→ **What is asked**: Do not copy the pictures; transcribe all other material exactly.

╭──

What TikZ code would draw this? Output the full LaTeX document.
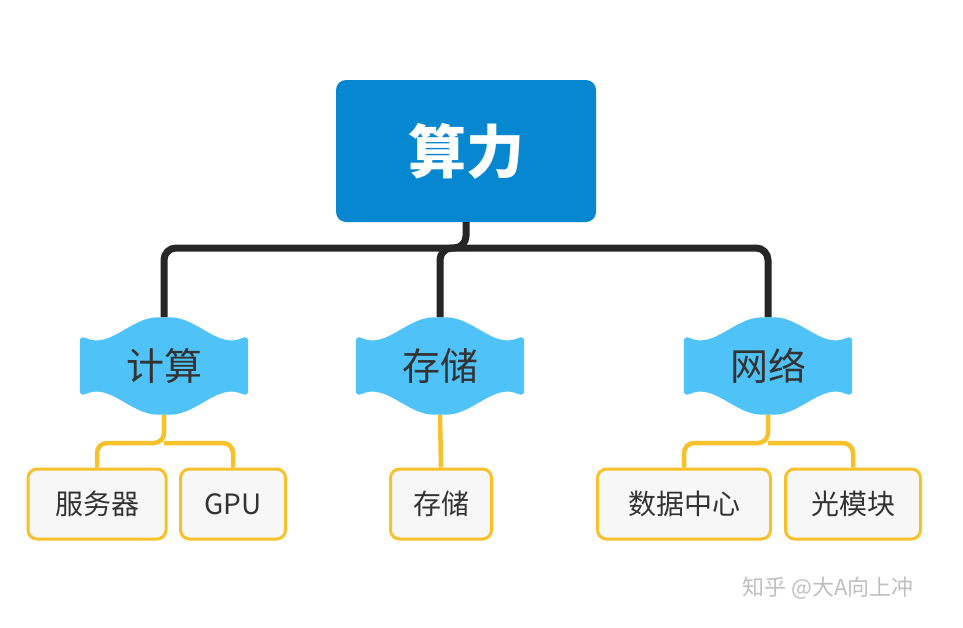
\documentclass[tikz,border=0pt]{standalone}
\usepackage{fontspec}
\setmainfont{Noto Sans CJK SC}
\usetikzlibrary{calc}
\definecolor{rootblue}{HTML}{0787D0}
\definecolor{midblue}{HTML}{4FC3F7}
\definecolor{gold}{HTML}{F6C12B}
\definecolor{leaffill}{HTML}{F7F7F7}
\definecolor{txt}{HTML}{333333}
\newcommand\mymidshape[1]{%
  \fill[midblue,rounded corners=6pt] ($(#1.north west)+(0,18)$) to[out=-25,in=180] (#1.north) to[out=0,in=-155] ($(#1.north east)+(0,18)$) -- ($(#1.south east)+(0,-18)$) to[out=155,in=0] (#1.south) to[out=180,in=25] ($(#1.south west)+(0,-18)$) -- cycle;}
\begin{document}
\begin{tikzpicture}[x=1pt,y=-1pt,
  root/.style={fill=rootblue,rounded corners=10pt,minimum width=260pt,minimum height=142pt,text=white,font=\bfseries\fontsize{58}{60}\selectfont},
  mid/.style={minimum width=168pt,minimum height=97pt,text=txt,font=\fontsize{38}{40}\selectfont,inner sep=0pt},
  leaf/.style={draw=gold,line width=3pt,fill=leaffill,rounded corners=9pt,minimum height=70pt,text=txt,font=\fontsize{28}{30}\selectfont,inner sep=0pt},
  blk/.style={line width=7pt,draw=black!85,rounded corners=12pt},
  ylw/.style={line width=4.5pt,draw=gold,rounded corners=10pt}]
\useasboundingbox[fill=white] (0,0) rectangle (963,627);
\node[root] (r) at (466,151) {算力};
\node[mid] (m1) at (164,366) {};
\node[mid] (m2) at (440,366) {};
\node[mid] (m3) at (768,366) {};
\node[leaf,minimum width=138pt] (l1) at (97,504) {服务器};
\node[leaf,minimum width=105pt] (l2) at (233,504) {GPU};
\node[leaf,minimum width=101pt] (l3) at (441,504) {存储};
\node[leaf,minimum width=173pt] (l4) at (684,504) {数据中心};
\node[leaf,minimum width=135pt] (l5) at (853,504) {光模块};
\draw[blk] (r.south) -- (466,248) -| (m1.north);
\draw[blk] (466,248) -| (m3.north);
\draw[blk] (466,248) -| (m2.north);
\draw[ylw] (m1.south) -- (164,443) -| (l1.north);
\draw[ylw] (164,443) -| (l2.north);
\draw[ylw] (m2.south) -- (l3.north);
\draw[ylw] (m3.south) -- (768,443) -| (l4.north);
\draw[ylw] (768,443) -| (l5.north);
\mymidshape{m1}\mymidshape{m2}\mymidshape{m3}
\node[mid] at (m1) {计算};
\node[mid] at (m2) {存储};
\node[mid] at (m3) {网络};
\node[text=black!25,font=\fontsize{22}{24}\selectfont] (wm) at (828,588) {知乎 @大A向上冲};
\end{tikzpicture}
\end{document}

╰──

→ **Full output**:
What TikZ code would draw this? Output the full LaTeX document.
\documentclass[tikz,border=0pt]{standalone}
\usepackage{fontspec}
\setmainfont{Noto Sans CJK SC}
\usetikzlibrary{calc}
\definecolor{rootblue}{HTML}{0787D0}
\definecolor{midblue}{HTML}{4FC3F7}
\definecolor{gold}{HTML}{F6C12B}
\definecolor{leaffill}{HTML}{F7F7F7}
\definecolor{txt}{HTML}{333333}
\newcommand\mymidshape[1]{%
  \fill[midblue,rounded corners=6pt] ($(#1.north west)+(0,18)$) to[out=-25,in=180] (#1.north) to[out=0,in=-155] ($(#1.north east)+(0,18)$) -- ($(#1.south east)+(0,-18)$) to[out=155,in=0] (#1.south) to[out=180,in=25] ($(#1.south west)+(0,-18)$) -- cycle;}
\begin{document}
\begin{tikzpicture}[x=1pt,y=-1pt,
  root/.style={fill=rootblue,rounded corners=10pt,minimum width=260pt,minimum height=142pt,text=white,font=\bfseries\fontsize{58}{60}\selectfont},
  mid/.style={minimum width=168pt,minimum height=97pt,text=txt,font=\fontsize{38}{40}\selectfont,inner sep=0pt},
  leaf/.style={draw=gold,line width=3pt,fill=leaffill,rounded corners=9pt,minimum height=70pt,text=txt,font=\fontsize{28}{30}\selectfont,inner sep=0pt},
  blk/.style={line width=7pt,draw=black!85,rounded corners=12pt},
  ylw/.style={line width=4.5pt,draw=gold,rounded corners=10pt}]
\useasboundingbox[fill=white] (0,0) rectangle (963,627);
\node[root] (r) at (466,151) {算力};
\node[mid] (m1) at (164,366) {};
\node[mid] (m2) at (440,366) {};
\node[mid] (m3) at (768,366) {};
\node[leaf,minimum width=138pt] (l1) at (97,504) {服务器};
\node[leaf,minimum width=105pt] (l2) at (233,504) {GPU};
\node[leaf,minimum width=101pt] (l3) at (441,504) {存储};
\node[leaf,minimum width=173pt] (l4) at (684,504) {数据中心};
\node[leaf,minimum width=135pt] (l5) at (853,504) {光模块};
\draw[blk] (r.south) -- (466,248) -| (m1.north);
\draw[blk] (466,248) -| (m3.north);
\draw[blk] (466,248) -| (m2.north);
\draw[ylw] (m1.south) -- (164,443) -| (l1.north);
\draw[ylw] (164,443) -| (l2.north);
\draw[ylw] (m2.south) -- (l3.north);
\draw[ylw] (m3.south) -- (768,443) -| (l4.north);
\draw[ylw] (768,443) -| (l5.north);
\mymidshape{m1}\mymidshape{m2}\mymidshape{m3}
\node[mid] at (m1) {计算};
\node[mid] at (m2) {存储};
\node[mid] at (m3) {网络};
\node[text=black!25,font=\fontsize{22}{24}\selectfont] (wm) at (828,588) {知乎 @大A向上冲};
\end{tikzpicture}
\end{document}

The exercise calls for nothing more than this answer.